What kind of video rental store stocks Blade II and Blade III but not Blade?

Oh yeah, it's my local Blockbuster.

That's crazy, right? I mean, I'm not the only one who thinks that there's something - dare I say it - morally amiss in this situation?

I don't even like that movie, but I have found that it is not healthy to suppress the urge to watch a particular film - no matter how horrible. So now what the hell am I supposed to do?

This store is bleeding me dry.

Monday, July 7, 2008

The Fraternity

Cooke, Montana: In a cheesy, touristy "trading post" where I would eventually buy my bitchin', authentic, made-in-Mexico, straw hat, I was looking at the toy cap guns.

They were the quality variety: metal; with real weight. I was in the act of hefting one, appreciatively, wondering if Eric and Spencer would be willing to wear them around if I bought one for each of us, when I noticed a little dude, no more than six, looking at me from the other side of the rotating wrack.

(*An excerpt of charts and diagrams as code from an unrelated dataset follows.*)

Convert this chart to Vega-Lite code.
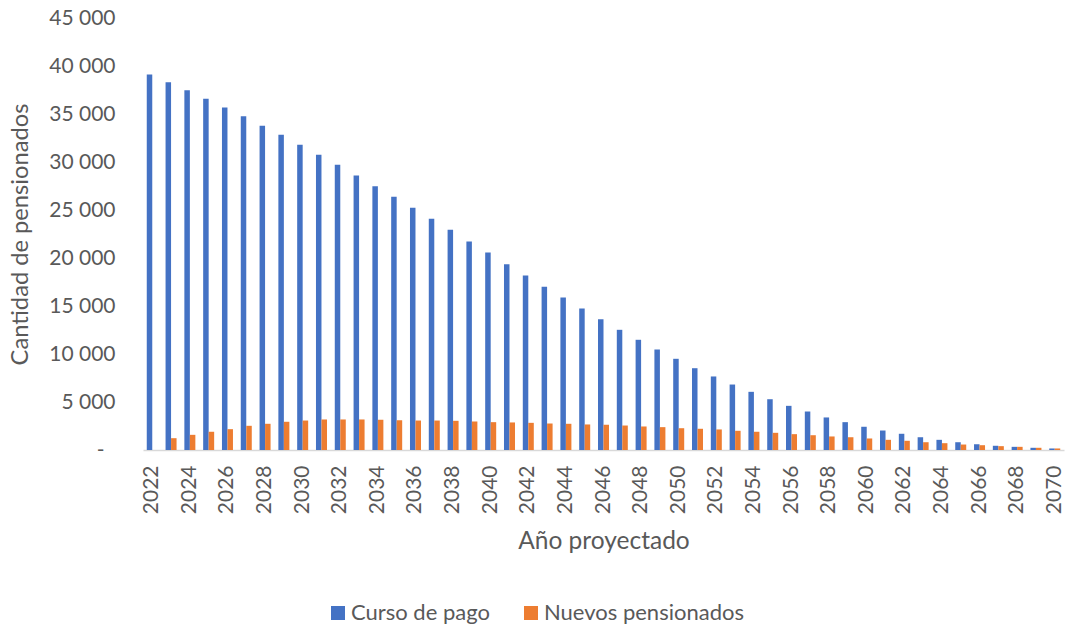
{
  "$schema": "https://vega.github.io/schema/vega-lite/v6.json",
  "autosize": {"type": "none"},
  "padding": {"left": 143, "top": 18, "right": 1, "bottom": 174},
  "width": 921,
  "height": 432,
  "background": "white",
  "config": {
    "view": {"stroke": null},
    "font": "Lato",
    "text": {"color": "#595959"}
  },
  "data": {
    "values": [
      {"year": 2022, "Curso de pago": 39115, "Nuevos pensionados": 0},
      {"year": 2023, "Curso de pago": 38310, "Nuevos pensionados": 1230},
      {"year": 2024, "Curso de pago": 37480, "Nuevos pensionados": 1580},
      {"year": 2025, "Curso de pago": 36580, "Nuevos pensionados": 1900},
      {"year": 2026, "Curso de pago": 35680, "Nuevos pensionados": 2170},
      {"year": 2027, "Curso de pago": 34770, "Nuevos pensionados": 2520},
      {"year": 2028, "Curso de pago": 33770, "Nuevos pensionados": 2730},
      {"year": 2029, "Curso de pago": 32830, "Nuevos pensionados": 2940},
      {"year": 2030, "Curso de pago": 31790, "Nuevos pensionados": 3070},
      {"year": 2031, "Curso de pago": 30750, "Nuevos pensionados": 3180},
      {"year": 2032, "Curso de pago": 29710, "Nuevos pensionados": 3180},
      {"year": 2033, "Curso de pago": 28590, "Nuevos pensionados": 3180},
      {"year": 2034, "Curso de pago": 27480, "Nuevos pensionados": 3150},
      {"year": 2035, "Curso de pago": 26380, "Nuevos pensionados": 3100},
      {"year": 2036, "Curso de pago": 25230, "Nuevos pensionados": 3070},
      {"year": 2037, "Curso de pago": 24080, "Nuevos pensionados": 3070},
      {"year": 2038, "Curso de pago": 22940, "Nuevos pensionados": 3040},
      {"year": 2039, "Curso de pago": 21720, "Nuevos pensionados": 2970},
      {"year": 2040, "Curso de pago": 20570, "Nuevos pensionados": 2900},
      {"year": 2041, "Curso de pago": 19350, "Nuevos pensionados": 2870},
      {"year": 2042, "Curso de pago": 18180, "Nuevos pensionados": 2830},
      {"year": 2043, "Curso de pago": 17000, "Nuevos pensionados": 2760},
      {"year": 2044, "Curso de pago": 15890, "Nuevos pensionados": 2730},
      {"year": 2045, "Curso de pago": 14740, "Nuevos pensionados": 2660},
      {"year": 2046, "Curso de pago": 13630, "Nuevos pensionados": 2630},
      {"year": 2047, "Curso de pago": 12520, "Nuevos pensionados": 2550},
      {"year": 2048, "Curso de pago": 11480, "Nuevos pensionados": 2450},
      {"year": 2049, "Curso de pago": 10470, "Nuevos pensionados": 2380},
      {"year": 2050, "Curso de pago": 9500, "Nuevos pensionados": 2270},
      {"year": 2051, "Curso de pago": 8520, "Nuevos pensionados": 2210},
      {"year": 2052, "Curso de pago": 7660, "Nuevos pensionados": 2140},
      {"year": 2053, "Curso de pago": 6820, "Nuevos pensionados": 2000},
      {"year": 2054, "Curso de pago": 6060, "Nuevos pensionados": 1900},
      {"year": 2055, "Curso de pago": 5290, "Nuevos pensionados": 1790},
      {"year": 2056, "Curso de pago": 4600, "Nuevos pensionados": 1650},
      {"year": 2057, "Curso de pago": 4010, "Nuevos pensionados": 1540},
      {"year": 2058, "Curso de pago": 3390, "Nuevos pensionados": 1410},
      {"year": 2059, "Curso de pago": 2900, "Nuevos pensionados": 1330},
      {"year": 2060, "Curso de pago": 2420, "Nuevos pensionados": 1200},
      {"year": 2061, "Curso de pago": 2030, "Nuevos pensionados": 1060},
      {"year": 2062, "Curso de pago": 1690, "Nuevos pensionados": 960},
      {"year": 2063, "Curso de pago": 1330, "Nuevos pensionados": 810},
      {"year": 2064, "Curso de pago": 1060, "Nuevos pensionados": 710},
      {"year": 2065, "Curso de pago": 810, "Nuevos pensionados": 570},
      {"year": 2066, "Curso de pago": 600, "Nuevos pensionados": 500},
      {"year": 2067, "Curso de pago": 440, "Nuevos pensionados": 400},
      {"year": 2068, "Curso de pago": 330, "Nuevos pensionados": 330},
      {"year": 2069, "Curso de pago": 230, "Nuevos pensionados": 230},
      {"year": 2070, "Curso de pago": 160, "Nuevos pensionados": 160}
    ]
  },
  "transform": [
    {"fold": ["Curso de pago", "Nuevos pensionados"], "as": ["serie", "valor"]}
  ],
  "mark": {"type": "bar"},
  "encoding": {
    "x": {
      "field": "year",
      "type": "ordinal",
      "scale": {"paddingInner": 0.415, "paddingOuter": 0.2},
      "axis": {
        "title": "Año proyectado",
        "values": [2022, 2024, 2026, 2028, 2030, 2032, 2034, 2036, 2038, 2040, 2042, 2044, 2046, 2048, 2050, 2052, 2054, 2056, 2058, 2060, 2062, 2064, 2066, 2068, 2070],
        "labelAngle": -90,
        "labelAlign": "right",
        "labelBaseline": "middle",
        "labelFontSize": 21,
        "labelColor": "#595959",
        "labelPadding": 15,
        "ticks": false,
        "domainColor": "#D9D9D9",
        "domainWidth": 1.5,
        "titleFontSize": 24.5,
        "titleFontWeight": "normal",
        "titleColor": "#595959",
        "titleY": 91,
        "titleBaseline": "middle"
      }
    },
    "xOffset": {"field": "serie", "type": "nominal", "sort": ["Curso de pago", "Nuevos pensionados"]},
    "y": {
      "field": "valor",
      "type": "quantitative",
      "scale": {"domain": [0, 45000], "nice": false},
      "axis": {
        "title": "Cantidad de pensionados",
        "values": [0, 5000, 10000, 15000, 20000, 25000, 30000, 35000, 40000, 45000],
        "labelExpr": "datum.value == 0 ? '-' : replace(format(datum.value, ','), ',', ' ')",
        "labelFontSize": 21,
        "labelColor": "#595959",
        "labelPadding": {"condition": {"test": "datum.value == 0", "value": 39}, "value": 28},
        "ticks": false,
        "domain": false,
        "grid": false,
        "titleFontSize": 23.7,
        "titleFontWeight": "normal",
        "titleColor": "#595959",
        "titleX": -123,
        "titleBaseline": "middle"
      }
    },
    "color": {
      "field": "serie",
      "type": "nominal",
      "sort": ["Curso de pago", "Nuevos pensionados"],
      "scale": {"domain": ["Curso de pago", "Nuevos pensionados"], "range": ["#4472C4", "#ED7D31"]},
      "legend": {
        "title": null,
        "orient": "none",
        "direction": "horizontal",
        "legendX": 184,
        "legendY": 584,
        "padding": 0,
        "symbolType": "square",
        "symbolSize": 196,
        "symbolStrokeWidth": 0,
        "symbolOpacity": 1,
        "labelFontSize": 22,
        "labelLimit": 0,
        "labelColor": "#595959",
        "labelOffset": 2,
        "columnPadding": 30
      }
    }
  }
}
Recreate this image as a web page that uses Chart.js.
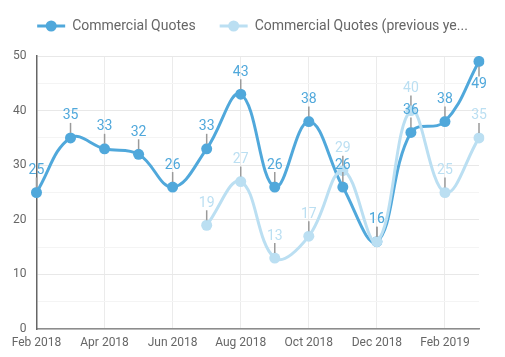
<!DOCTYPE html>
<html>
<head>
<meta charset="utf-8">
<script src="https://cdn.jsdelivr.net/npm/chart.js@4"></script>
<style>
html,body{margin:0;padding:0;background:#fff;}
#wrap{width:505px;height:357px;}
</style>
</head>
<body>
<div id="wrap"><canvas id="c" width="505" height="357"></canvas></div>
<script>
const months = ["Feb 2018","Mar 2018","Apr 2018","May 2018","Jun 2018","Jul 2018","Aug 2018","Sep 2018","Oct 2018","Nov 2018","Dec 2018","Jan 2019","Feb 2019","Mar 2019"];
const quotes = [25,35,33,32,26,33,43,26,38,26,16,36,38,49];
const quotesPrev = [null,null,null,null,null,19,27,13,17,29,16,40,25,35];
const seriesNames = ["Commercial Quotes","Commercial Quotes (previous year)"];
const legendNames = ["Commercial Quotes","Commercial Quotes (previous ye..."];
const yTicks = [0,10,20,30,40,50];

const DARK = "#50a8db";
const LIGHT = "#bbdff2";

const labelPlugin = {
  id: "valueLabels",
  afterDatasetsDraw(chart) {
    const ctx = chart.ctx;
    const area = chart.chartArea;
    [1,0].forEach(di => {
      const ds = chart.data.datasets[di];
      const meta = chart.getDatasetMeta(di);
      meta.data.forEach((pt, j) => {
        const v = ds.data[j];
        if (v === null || v === undefined) return;
        const x = pt.x, y = pt.y;
        const flip = (y - 30) < area.top;
        ctx.save();
        ctx.strokeStyle = "#9a9a9a";
        ctx.lineWidth = 1.5;
        ctx.beginPath();
        if (flip) { ctx.moveTo(x, y + 5); ctx.lineTo(x, y + 15); }
        else { ctx.moveTo(x, y - 5); ctx.lineTo(x, y - 15); }
        ctx.stroke();
        ctx.fillStyle = ds.borderColor;
        ctx.font = "14px Roboto";
        ctx.textAlign = "center";
        ctx.textBaseline = "middle";
        ctx.fillText(String(v), x, flip ? y + 23 : y - 22);
        ctx.restore();
      });
    });
  }
};

const legendPlugin = {
  id: "lineLegend",
  afterDraw(chart) {
    const ctx = chart.ctx;
    ctx.save();
    ctx.font = "14px Roboto";
    const gap = 24, box = 28, tpad = 7;
    const widths = legendNames.map(t => box + tpad + ctx.measureText(t).width);
    const total = widths.reduce((a, b) => a + b, 0) + gap * (widths.length - 1);
    let x = (chart.width - total) / 2;
    const y = 26;
    legendNames.forEach((t, i) => {
      const col = chart.data.datasets[i].borderColor;
      ctx.strokeStyle = col;
      ctx.lineWidth = 3;
      ctx.beginPath();
      ctx.moveTo(x, y);
      ctx.lineTo(x + box, y);
      ctx.stroke();
      ctx.fillStyle = col;
      ctx.beginPath();
      ctx.arc(x + box / 2, y, 5.5, 0, Math.PI * 2);
      ctx.fill();
      ctx.fillStyle = "#666";
      ctx.textAlign = "left";
      ctx.textBaseline = "middle";
      ctx.fillText(t, x + box + tpad, y);
      x += widths[i] + gap;
    });
    ctx.restore();
  }
};

new Chart(document.getElementById("c"), {
  type: "line",
  data: {
    labels: months,
    datasets: [
      {
        label: seriesNames[0],
        data: quotes,
        borderColor: DARK,
        backgroundColor: DARK,
        pointBackgroundColor: DARK,
        pointBorderColor: DARK,
        borderWidth: 3,
        pointRadius: 5.5,
        pointBorderWidth: 0,
        tension: 0.4,
        fill: false,
        order: 1
      },
      {
        label: seriesNames[1],
        data: quotesPrev,
        borderColor: LIGHT,
        backgroundColor: LIGHT,
        pointBackgroundColor: LIGHT,
        pointBorderColor: LIGHT,
        borderWidth: 3,
        pointRadius: 5.5,
        pointBorderWidth: 0,
        tension: 0.4,
        fill: false,
        order: 0
      }
    ]
  },
  options: {
    responsive: false,
    animation: false,
    devicePixelRatio: 1,
    layout: { padding: { left: 3, right: 26, top: 56, bottom: 0 } },
    plugins: {
      tooltip: { enabled: false },
      legend: { display: false }
    },
    scales: {
      x: {
        offset: false,
        grid: { color: "#ebebeb", drawTicks: false, lineWidth: 1 },
        border: { color: "#8c8c8c", width: 1.5 },
        ticks: {
          autoSkip: false,
          maxRotation: 0,
          padding: 8,
          color: "#666",
          font: { family: "Roboto", size: 12, lineHeight: 1.0 },
          callback(val, idx) { return idx % 2 === 0 ? months[idx] : null; }
        }
      },
      y: {
        min: 0,
        max: 50,
        grid: {
          drawTicks: false,
          color(c) { return c.tick && yTicks.includes(c.tick.value) ? "#e8e8e8" : "#f4f4f4"; }
        },
        border: { color: "#666", width: 1.5 },
        ticks: {
          stepSize: 5,
          padding: 10,
          color: "#666",
          font: { family: "Roboto", size: 12 },
          callback(v) { return yTicks.includes(v) ? String(v) : ""; }
        }
      }
    }
  },
  plugins: [labelPlugin, legendPlugin]
});
</script>
</body>
</html>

He was obviously impressed by the fact that he had at last found an "adult" who could appreciate the finer things (toys and a potentially inappropriate reverence for the mock-violence embodied in the pistol). When he realized that I had noticed him there, looking at me, he walked around the wrack to more closely inspect the revolver in my hand.

"Pretty cool?" I suggested, seeking the approval of an obvious authority on the subject.

He nodded, "Yeah." A co-conspirator; soberly cheerful. A confidante.

"Do you have a sister?" he asked, quietly - perhaps not yet quite satisfied that I was, in fact, a compatriot.

"I do."

"You should use these on her."

He held up a package of toy handcuffs, revealing it like a secret weapon, or a rich delicacy.

"Are you going to put those on your sister?" He could hear the approval in my voice.

"Yeah." His sly, confidant smile only hinted at the impending excitement he envisioned.

We consummated the exchange with a solemn high five and casually returned to our respective contingencies, effusing innocence and propriety, our faith renewed and mischief in the making.